Assange é o criminoso sem crime. Ao longo dos dias que antecederam sua entrega à polícia britânica, os aparatos estatal-político-militar-jurídico dos EUA e estados satélite batiam cabeças, procurando algo de que Assange pudesse ser acusado. Se os telegramas foram vazados por outrem, se tudo o que faz o Wikileaks é publicar, se está garantido o sigilo da fonte e se os documentos são de evidente interesse público, a única punição passível, por traição, espionagem ou coisa mais leve que fosse, caberia exclusivamente a quem vazou. O Wikileaks só publica. Ele se apropria do que a digitalização torna possível, a reprodutibilidade infinita dos arquivos, e do que a internet torna possível, a circulação global da hospedagem dessas reproduções. Atuando de forma estritamente legal, ele testa o limite da liberdade de expressão da democracia moderna com a publicação de segredos desconfortáveis para o poder. Nesse teste, os EUA (Departamento de Estado, Justiça, Democratas, Republicanos, grande mídia, senso comum) deixaram claro: não se aplica a Primeira Emenda, liberdade de expressão ou coisa que o valha. Uniram-se todos, como em 2003 contra as “armas de destruição em massa” do Iraque. Foi cerco e caça geral a Assange, implacável.

Wikileaks é um relato de inédita hibridez, para o qual ainda não há gênero.
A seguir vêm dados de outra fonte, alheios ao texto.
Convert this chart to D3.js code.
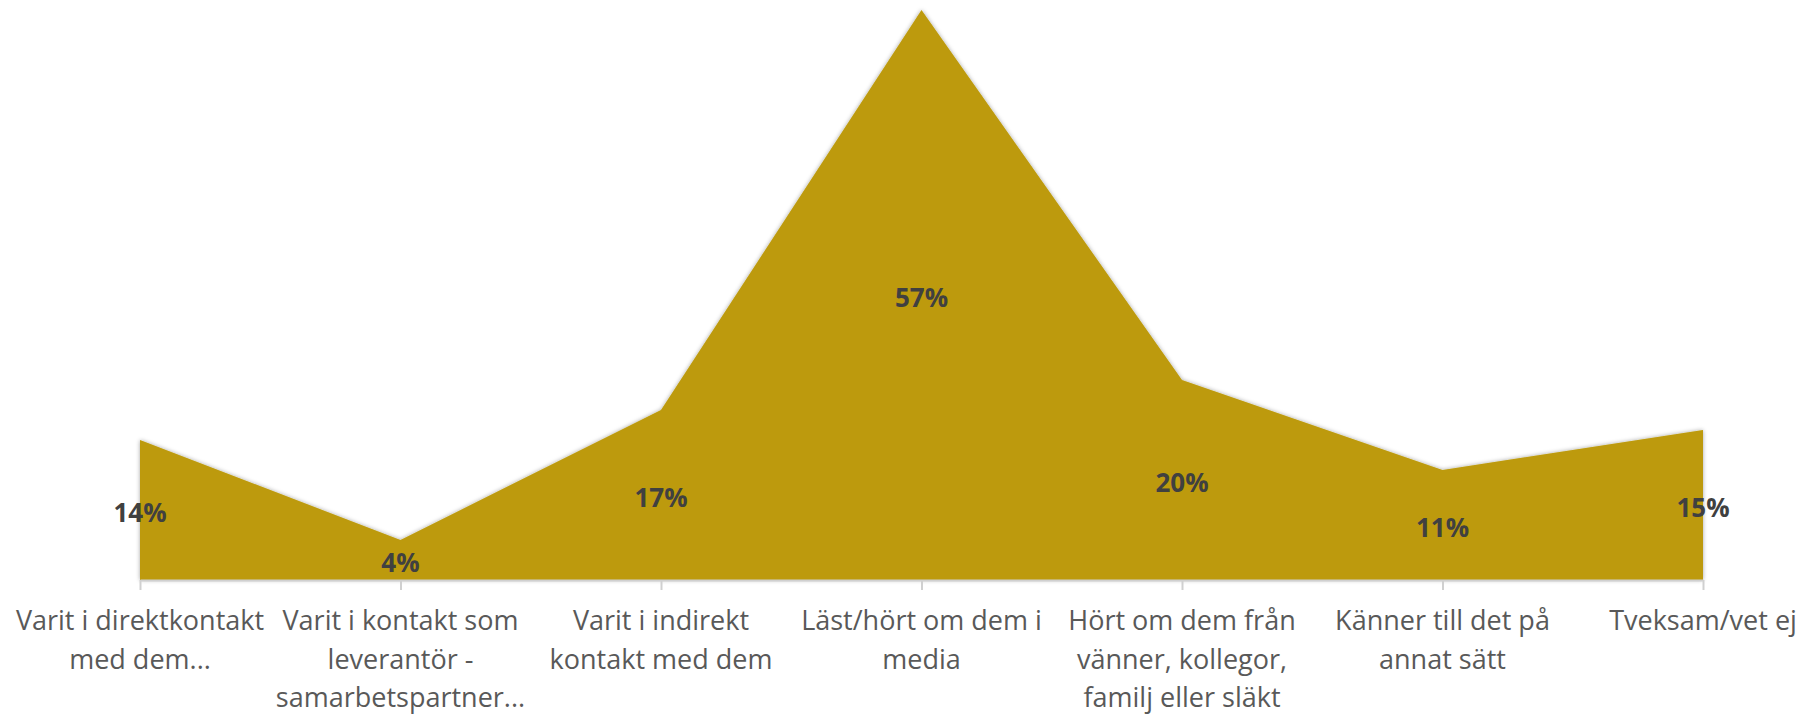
<!DOCTYPE html>
<html>
<head>
<meta charset="utf-8">
<script src="https://cdnjs.cloudflare.com/ajax/libs/d3/7.8.5/d3.min.js"></script>
<style>
  body { margin: 0; background: #fff; }
  svg { display: block; }
</style>
</head>
<body>
<script>
const categories = [
  ['Varit i direktkontakt', 'med dem...'],
  ['Varit i kontakt som', 'leverantör -', 'samarbetspartner...'],
  ['Varit i indirekt', 'kontakt med dem'],
  ['Läst/hört om dem i', 'media'],
  ['Hört om dem från', 'vänner, kollegor,', 'familj eller släkt'],
  ['Känner till det på', 'annat sätt'],
  ['Tveksam/vet ej']
]
const values = [14, 4, 17, 57, 20, 11, 15]

const width = 1820
const height = 714
const keys = categories.map((c) => c.join(' '))

const x = d3.scalePoint().domain(keys).range([140, 1703])
const y = d3.scaleLinear().domain([0, 57]).range([580, 10])

const svg = d3.select('body').append('svg').attr('width', width).attr('height', height)

// soft edge like the excel shadow
const filter = svg.append('defs').append('filter').attr('id', 'shadow')
  .attr('x', '-5%').attr('y', '-5%').attr('width', '110%').attr('height', '110%')
filter.append('feDropShadow')
  .attr('dx', 0).attr('dy', 0).attr('stdDeviation', 2)
  .attr('flood-color', '#000').attr('flood-opacity', 0.35)

const area = d3.area()
  .x((d, i) => x(keys[i]))
  .y0(y(0))
  .y1((d) => y(d))

svg.append('path')
  .datum(values)
  .attr('d', area)
  .attr('fill', '#bd9a09')
  .attr('filter', 'url(#shadow)')

// axis line + ticks
const axis = svg.append('g')
  .attr('transform', 'translate(0,' + y(0) + ')')
  .call(d3.axisBottom(x).tickSize(10).tickSizeOuter(0).tickFormat(''))
axis.select('.domain').attr('stroke', '#d0d0d0').attr('stroke-width', 2)
axis.selectAll('.tick line').attr('stroke', '#d0d0d0').attr('stroke-width', 2)

// category labels, several lines each
const labels = svg.selectAll('text.cat')
  .data(categories)
  .enter().append('text')
  .attr('class', 'cat')
  .attr('text-anchor', 'middle')
  .attr('font-family', 'Open Sans, sans-serif')
  .attr('font-size', 27)
  .attr('fill', '#595959')

labels.selectAll('tspan')
  .data((d, i) => d.map((line) => ({line: line, i: i})))
  .enter().append('tspan')
  .attr('x', (d) => x(keys[d.i]))
  .attr('y', (d, j) => 630 + j * 38.5)
  .text((d) => d.line)

// value labels halfway up each point
svg.selectAll('text.val')
  .data(values)
  .enter().append('text')
  .attr('class', 'val')
  .attr('x', (d, i) => x(keys[i]))
  .attr('y', (d) => y(d / 2) + 3)
  .attr('dy', '0.35em')
  .attr('text-anchor', 'middle')
  .attr('font-family', 'Open Sans, sans-serif')
  .attr('font-weight', 'bold')
  .attr('font-size', 26)
  .attr('fill', '#404040')
  .text((d) => d + '%')
</script>
</body>
</html>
Leva algo de todos: épica, ficção científica, policial, novela bizantina, tragédia, farsa e comédia, pelo menos. Quem vem acompanhando a história saberá da pitada de cada uma dessas formas literárias na sua composição. O que me chama a atenção no relato é que lhe falta a característica essencial de um desses gêneros: é um policial sem crime, uma ficção científica sem tecnologia futura, uma novela bizantina sem peregrinação, comédia sem final feliz, tragédia sem herói de estatura trágica, épica sem batalha, farsa sem a mínima graça. Kafka e Orwell, tão diferentes entre si, talvez sejam os dois melhores modelos literários para entender o Wikileaks.

Como em Kafka, o crime de Assange não é uma entidade com existência positiva, para a qual você possa apontar. Assange é um personagem que vem direto d'O Processo, romance no qual K. será sempre culpado por uma razão das mais simples: seu crime é não lembrar-se de qual foi seu crime. Essa é a fórmula genial que encontra Kafka para instalar a culpa de K. como inescapável: o processo se instala contra a memória.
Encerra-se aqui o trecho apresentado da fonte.